Decisions do not require unanimous approval: the pre-registered criteria specify what constitutes sufficient basis for investment, and the IC record documents how the decision mapped to those criteria. Disagreements are documented as part of the record, not suppressed.

Configuration 3: Four-plus partner IC with formal memo requirements

At four or more investment professionals, the IC process can support the institutional memo format because there is sufficient team resource to produce it without slowing deal execution. The memo requirements here are conventional: thesis, market, team, financials, diligence summary, risks, and terms. The IC meeting is structured with a designated deal champion and a required bear case presentation from a second partner.

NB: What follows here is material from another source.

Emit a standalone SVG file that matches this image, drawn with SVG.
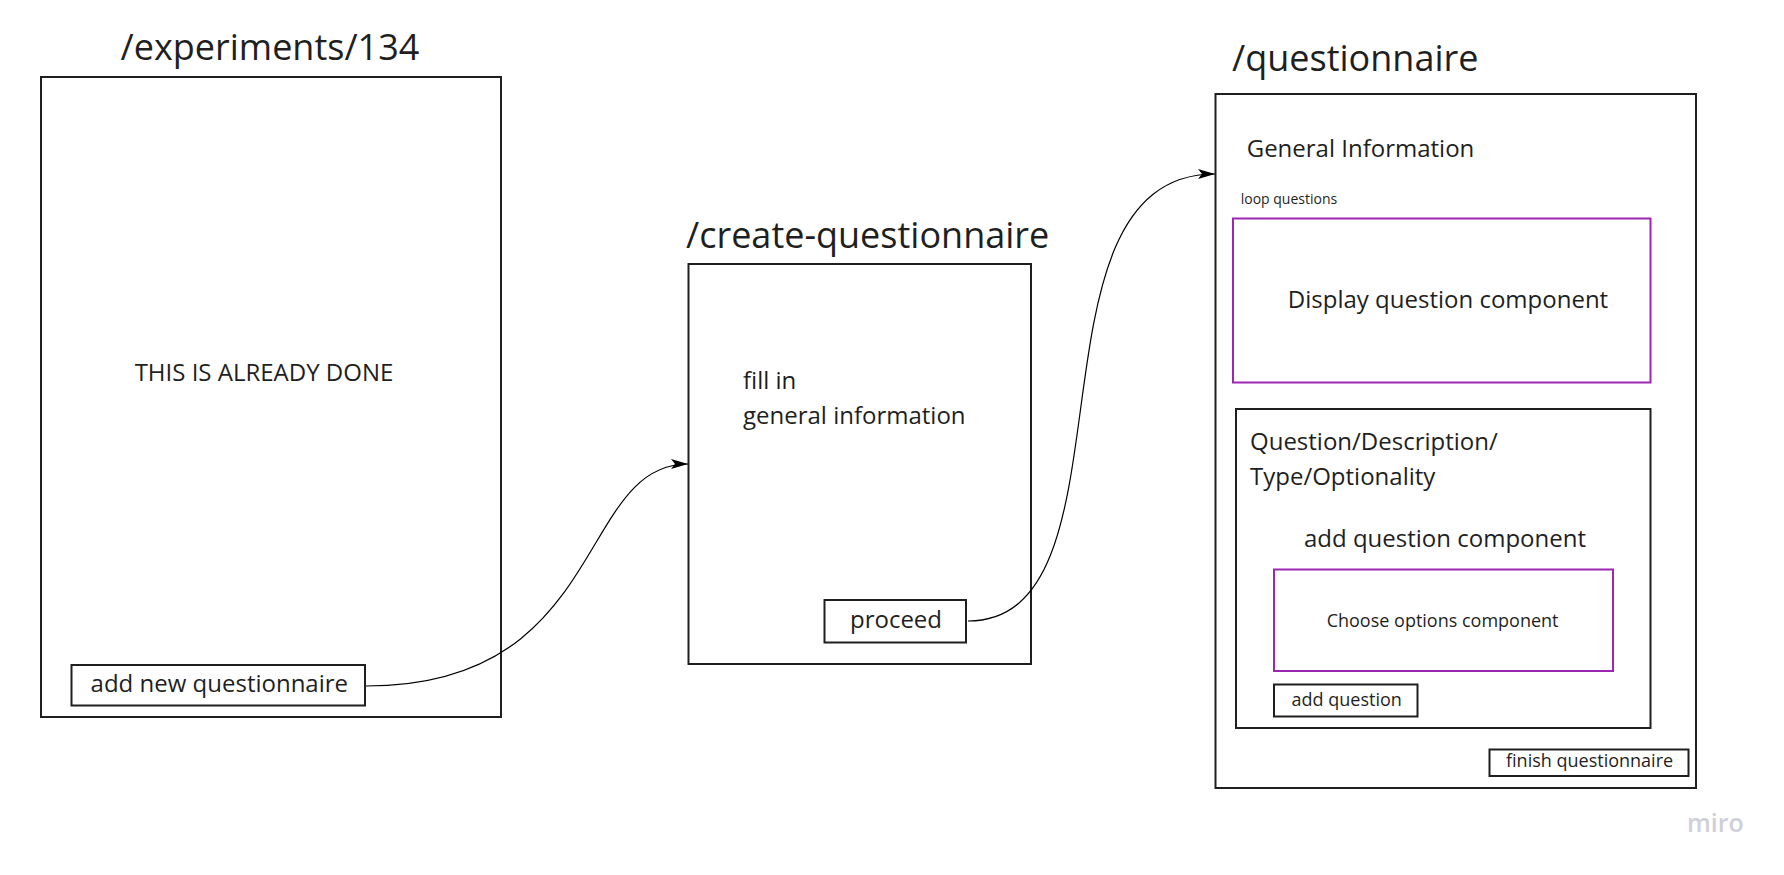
<svg xmlns="http://www.w3.org/2000/svg" width="1784" height="875" viewBox="0 0 1784 875">
<style>
  text { font-family: "Open Sans", "Noto Sans", "Liberation Sans", sans-serif; fill: #1f1f1f; }
  .title { font-size: 36px; }
  .t24 { font-size: 24px; }
  .t18 { font-size: 18px; }
  .t14 { font-size: 14px; }
  .mid { text-anchor: middle; }
  .box { fill: #ffffff; stroke: #1f1f1f; stroke-width: 2; }
  .pbox { fill: #ffffff; stroke: #9c27b0; stroke-width: 2; }
  .conn { fill: none; stroke: #000000; stroke-width: 1.2; }
  .miro { font-size: 25px; font-weight: 600; fill: #cfcfdc; }
</style>
<defs>
  <marker id="arrow" markerUnits="userSpaceOnUse" markerWidth="18" markerHeight="10" refX="17" refY="5" orient="auto">
    <path d="M0,0 L17,5 L0,10 L4,5 Z" fill="#000000"/>
  </marker>
</defs>
<rect width="1784" height="875" fill="#ffffff"/>

<g id="experiments">
  <text class="title" x="120.5" y="60">/experiments/134</text>
  <rect class="box" x="41" y="77" width="460" height="640"/>
  <text class="t24 mid" x="264" y="381">THIS IS ALREADY DONE</text>
</g>
<g id="add-new-questionnaire">
  <rect class="box" x="71.5" y="665" width="293.5" height="40.5"/>
  <text class="t24" x="90.6" y="692">add new questionnaire</text>
</g>

<g id="create-questionnaire">
  <text class="title" x="686" y="248">/create-questionnaire</text>
  <rect class="box" x="688.5" y="264" width="342.5" height="400"/>
  <text class="t24" x="743" y="389">fill in</text>
  <text class="t24" x="743" y="424">general information</text>
</g>
<g id="proceed">
  <rect class="box" x="824.5" y="600" width="141.5" height="42.5"/>
  <text class="t24 mid" x="896" y="628">proceed</text>
</g>

<g id="questionnaire">
  <text class="title" x="1232" y="71">/questionnaire</text>
  <rect class="box" x="1215.5" y="94" width="480.5" height="694"/>
  <text class="t24" x="1246.7" y="157">General Information</text>
  <text class="t14" x="1240.7" y="204">loop questions</text>
</g>
<g id="display-question-component">
  <rect class="pbox" x="1233" y="218.5" width="417.5" height="164"/>
  <text class="t24 mid" x="1448" y="308">Display question component</text>
</g>
<g id="add-question-component">
  <rect class="box" x="1236" y="409" width="414.5" height="319"/>
  <text class="t24" x="1250" y="450">Question/Description/</text>
  <text class="t24" x="1250" y="485">Type/Optionality</text>
  <text class="t24 mid" x="1445" y="547">add question component</text>
</g>
<g id="choose-options-component">
  <rect class="pbox" x="1274" y="569.5" width="339" height="101.5"/>
  <text class="t18 mid" x="1442.6" y="627">Choose options component</text>
</g>
<g id="add-question">
  <rect class="box" x="1274" y="684.5" width="143.5" height="32"/>
  <text class="t18" x="1291.6" y="706">add question</text>
</g>
<g id="finish-questionnaire">
  <rect class="box" x="1489.5" y="749.5" width="199" height="26.5"/>
  <text class="t18" x="1506" y="767">finish questionnaire</text>
</g>

<g id="connectors">
  <path class="conn" d="M366,686 C609,686 576,464 688,464" marker-end="url(#arrow)"/>
  <path class="conn" d="M968,621 C1142,621 1016,174 1215,174" marker-end="url(#arrow)"/>
</g>

<text class="miro" x="1687" y="832">miro</text>
</svg>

At this configuration, the Comfort-Optimised IC patterns described elsewhere in this series become more acute: the social dynamics of a larger group create stronger pressure toward consensus and away from structured disagreement. The mitigant at this configuration is not a leaner process but explicit role assignment: someone is always responsible for the best version of the no.

Decision criteria documentation template

Element Configuration 1 (Solo GP) Configuration 2 (2–3 Partners) Configuration 3 (4+ Partners)
Thesis fit record Written by GP One-page structured template Full investment memo
Bear case Written by GP as devil’s advocate to own thesis Verbally assigned, noted in record Formally assigned to a named partner
Decision record GP decision log with override note Partner sign-off against criteria Formal IC vote with minutes
Risk documentation Three named risks with materiality rating Three material risks plus key assumptions Full risk register in memo
Follow-on conditions Written condition for reconsideration Conditions noted in IC record IC-approved follow-on criteria
Regulatory documentation Decision log plus Form ADV / national NCA filing IC record plus required national filings IC minutes plus full regulatory filings

The Implication

The structural change that most immediately improves both speed and decision quality in lean seed funds is not a new tool or a different meeting cadence. It is the separation of thesis criteria from deal evaluation.

When decision criteria are pre-registered in writing before any specific deal arrives, two things happen simultaneously. First, the IC conversation becomes faster: partners are evaluating a specific company against pre-agreed dimensions, not relitigating the fund’s investment philosophy on each deal. Second, the IC becomes more rigorous: the pre-registered criteria force a genuine answer to whether this company fits, rather than allowing the question to be answered post hoc by whether both partners find it interesting.

The one change to implement before the next IC: write down, in one page, the five criteria your fund uses to advance a deal from initial screening to partner meeting. For each criterion, write the minimum standard it requires. Then apply those criteria to the last three deals you declined. If the criteria would not have declined them, they are not yet doing operational work.

Disclaimer: this article provides general analytical commentary on IC process design and does not constitute legal, regulatory, or compliance advice. AIFMD, EuVECA, and US Advisers Act requirements vary significantly by jurisdiction, fund structure, and AUM level. Specialist legal and compliance counsel should be consulted for advice specific to your fund’s situation.